Q: How do you understand the relationship between B&NR’s two roles—as critical venue, on the one hand, and as foyer leading into an e-commerce site, on the other? Do Barnes and Noble count on a certain number of people buying a book in spite of a negative review, just to defy the critic?
A: As I indicated above, a substantive review site was what we were after from the beginning. The key, of course, was to find the best writers we could, and in planning stages I reached out to a few people I had corresponded with in the past—Brooke Allen, Max Byrd, Katherine Anne Powers, David Abrams—and to others whose work I had admired, llke Eloisa James and Alexandra Mullen and Veronique de Turrene. Michelle Goldberg and John Freeman were both instrumental and extraordinarily generous in helping me cast a wider net; through the widening circle they helped set in motion we soon had people like Eric Banks, Michael Dirda, Chris Hayes, Ezra Klein, and so on contributing to the site in the very early days.
In addition to filling our columns with their own superb writing, Amy Benfer and Paul DiFilippo were remarkable allies, leading us to other splendid reviewers. James Atlas introduced me to Dan Menaker, who introduced me in turn to several other willing contributors. I’m certainly forgetting someone I should be mentioning here—but you get the idea: with people like this reviewing for us, there was no chance of our running press releases. We’ve added considerably to our roster of writers since we started, but our quest for quality has remained the same. And as I trust you will attest, Scott, through your own experience writing for us, our editorial pen is in the service of clarifying a writer’s expression of his or her thoughts about a book, rather than in the service of directing that thinking.

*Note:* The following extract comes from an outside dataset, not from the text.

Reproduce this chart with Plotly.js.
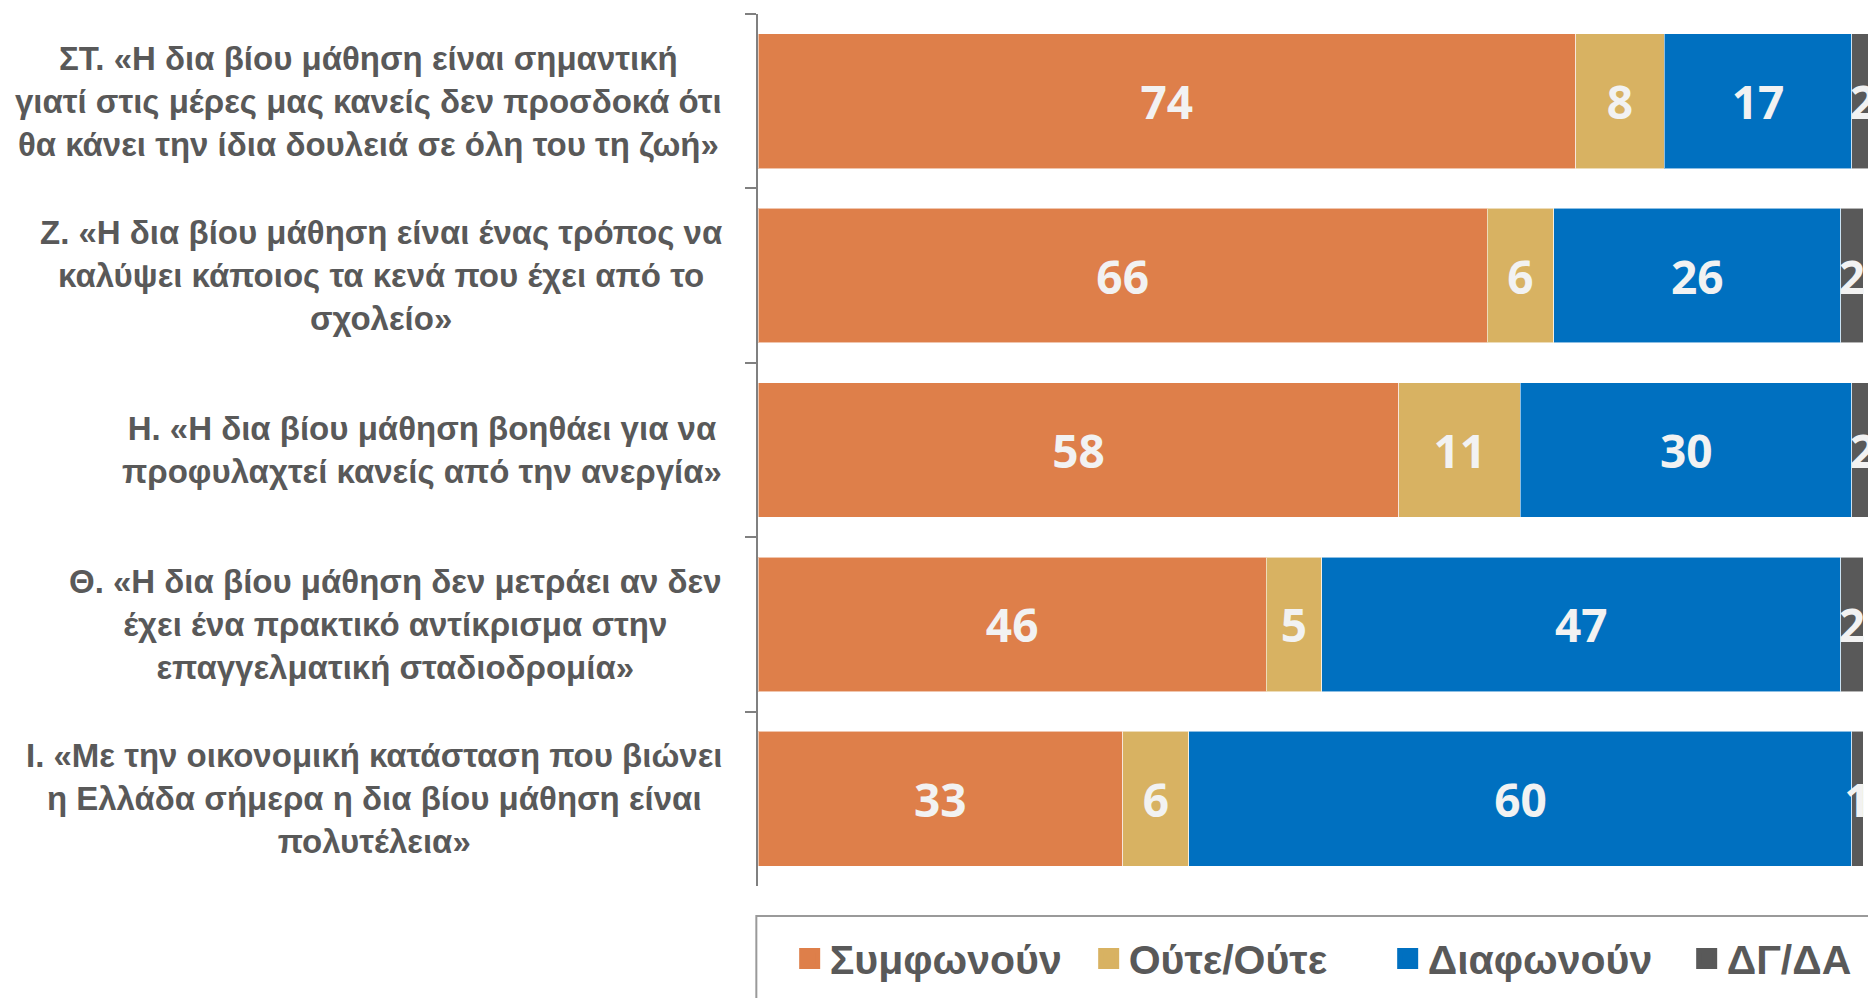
<!DOCTYPE html>
<html>
<head>
<meta charset="utf-8">
<script src="https://cdn.plot.ly/plotly-3.0.1.min.js"></script>
<style>
html, body { margin: 0; padding: 0; background: #ffffff; overflow: hidden; }
#chart { width: 1868px; height: 998px; }
</style>
</head>
<body>
<div id="chart"></div>
<script>
// ---- Data ----
const categories = [
  "ΣΤ. «Η δια βίου μάθηση είναι σημαντική<br>γιατί στις μέρες μας κανείς δεν προσδοκά ότι<br>θα κάνει την ίδια δουλειά σε όλη του τη ζωή»",
  "Ζ. «Η δια βίου μάθηση είναι ένας τρόπος να<br>καλύψει κάποιος τα κενά που έχει από το<br>σχολείο»",
  "Η. «Η δια βίου μάθηση βοηθάει για να<br>προφυλαχτεί κανείς από την ανεργία»",
  "Θ. «Η δια βίου μάθηση δεν μετράει αν δεν<br>έχει ένα πρακτικό αντίκρισμα στην<br>επαγγελματική σταδιοδρομία»",
  "Ι. «Με την οικονομική κατάσταση που βιώνει<br>η Ελλάδα σήμερα η δια βίου μάθηση είναι<br>πολυτέλεια»"
];
const seriesNames = ["Συμφωνούν", "Ούτε/Ούτε", "Διαφωνούν", "ΔΓ/ΔΑ"];
const agree    = [74, 66, 58, 46, 33];
const neither  = [8, 6, 11, 5, 6];
const disagree = [17, 26, 30, 47, 60];
const dkna     = [2, 2, 2, 2, 1];

// ---- Styles ----
const seriesValues = [agree, neither, disagree, dkna];
const colors = ["#DE7F4A", "#D8B262", "#0070C0", "#595959"];
const labelFont = "'Liberation Sans Narrow', 'Arial Narrow', sans-serif";
const valueFont = "'Open Sans', sans-serif";
const textGray = "#595959";

const traces = [];
seriesValues.forEach((vals, i) => {
  traces.push({
    type: "bar",
    orientation: "h",
    name: seriesNames[i],
    y: categories,
    x: vals,
    marker: { color: colors[i], line: { color: "rgba(255,255,255,0.55)", width: 1 } },
    text: vals.map(String),
    textposition: "inside",
    insidetextanchor: "middle",
    textangle: 0,
    constraintext: "none",
    textfont: { family: valueFont, size: 46, weight: 700, color: "#F2F2F2" },
    showlegend: false,
    hoverinfo: "skip"
  });
});
// legend entries (larger square symbols)
seriesNames.forEach((nm, i) => {
  traces.push({
    type: "scatter",
    mode: "markers",
    name: nm,
    x: [null],
    y: [null],
    marker: { symbol: "square", size: 16, color: colors[i], line: { color: colors[i], width: 5 } },
    showlegend: true,
    hoverinfo: "skip"
  });
});

const annotations = categories.map(c => ({
  xref: "paper", yref: "y",
  x: 0, y: c,
  xanchor: "right", yanchor: "middle",
  align: "center",
  xshift: -34,
  showarrow: false,
  text: c,
  font: { family: labelFont, size: 33, weight: 700, color: textGray }
}));

const layout = {
  width: 1868,
  height: 998,
  margin: { l: 758, r: 0, t: 14, b: 112, autoexpand: false },
  paper_bgcolor: "#ffffff",
  plot_bgcolor: "#ffffff",
  barmode: "stack",
  bargap: 0.228,
  showlegend: true,
  xaxis: {
    range: [0, 100.45],
    showgrid: false, zeroline: false, showline: false,
    showticklabels: false, ticks: "", fixedrange: true
  },
  yaxis: {
    type: "category",
    categoryorder: "array",
    categoryarray: categories,
    autorange: "reversed",
    showgrid: false, zeroline: false,
    showline: true, linecolor: "#808080", linewidth: 2,
    ticks: "outside", tickson: "boundaries", ticklen: 11, tickwidth: 2, tickcolor: "#808080",
    showticklabels: false, fixedrange: true
  },
  legend: {
    orientation: "h",
    traceorder: "normal",
    x: -0.0005, xanchor: "left",
    y: -0.045, yanchor: "top",
    bgcolor: "rgba(0,0,0,0)",
    borderwidth: 0,
    entrywidth: 254,
    entrywidthmode: "pixels",
    font: { family: labelFont, size: 41, weight: 700, color: textGray },
    title: { text: "\u00a0\u00a0", side: "left", font: { family: labelFont, size: 40, color: textGray } }
  },
  shapes: [{
    type: "rect", xref: "paper", yref: "paper",
    x0: -0.0015, x1: 1.2, y0: -0.0344, y1: -0.5,
    line: { color: "#9A9A9A", width: 2 },
    fillcolor: "rgba(0,0,0,0)",
    layer: "below"
  }],
  annotations: annotations,
  hovermode: false
};

Plotly.newPlot("chart", traces, layout, { displayModeBar: false, staticPlot: true });
</script>
</body>
</html>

As to my understanding of the relationship between the Review’s role as both critical venue and foyer for an e-commerce site, I’ll just say that in my opinion a vibrant, candid, and imaginative conversation about books is beneficial to bookselling, no matter what an individual review may say about a particular book. Making bn.com home to such a conversation speaks to a respect for readers that in the long run is good for business, at least as far as I can see.
Q: Do you have numbers on traffic to the site? Is it possible to tell whether you have a distinct audience of people who come to the Review itself?
A: As a matter of policy we do not share any metrics, but I am glad to say that traffic has been growing month-to-month over the past year and a half, and that a steadily increasing number of readers are coming to us directly rather than via the main B&N site.
Q: You indicated recently that the plan was to add a comments section for B&NR. Is that still the plan? If so, will it be moderated?
A: Giving our readers a voice is indeed in our plans, and you can expect to see commenting in place by summer’s end. As to moderation, readers will have to be signed in before they post a comment, and the posts will go through the usual language filters and will be followed by us (and I daresay responded to from time to time).
Q: Do you have any interest in adding audio or video to the menu? Or would that mean spreading your editorial attention span too thin?
A: We certainly have an interest in adding both, and hope to be experimenting with them before the end of the year. I’ve been delighted to work with Ward Sutton on the illustrated book reviews he’s been doing for us, and I would like to explore some innovative uses of video and audio approaches in an additional effort to extend the kind of “voices” a book review adds to its chorus.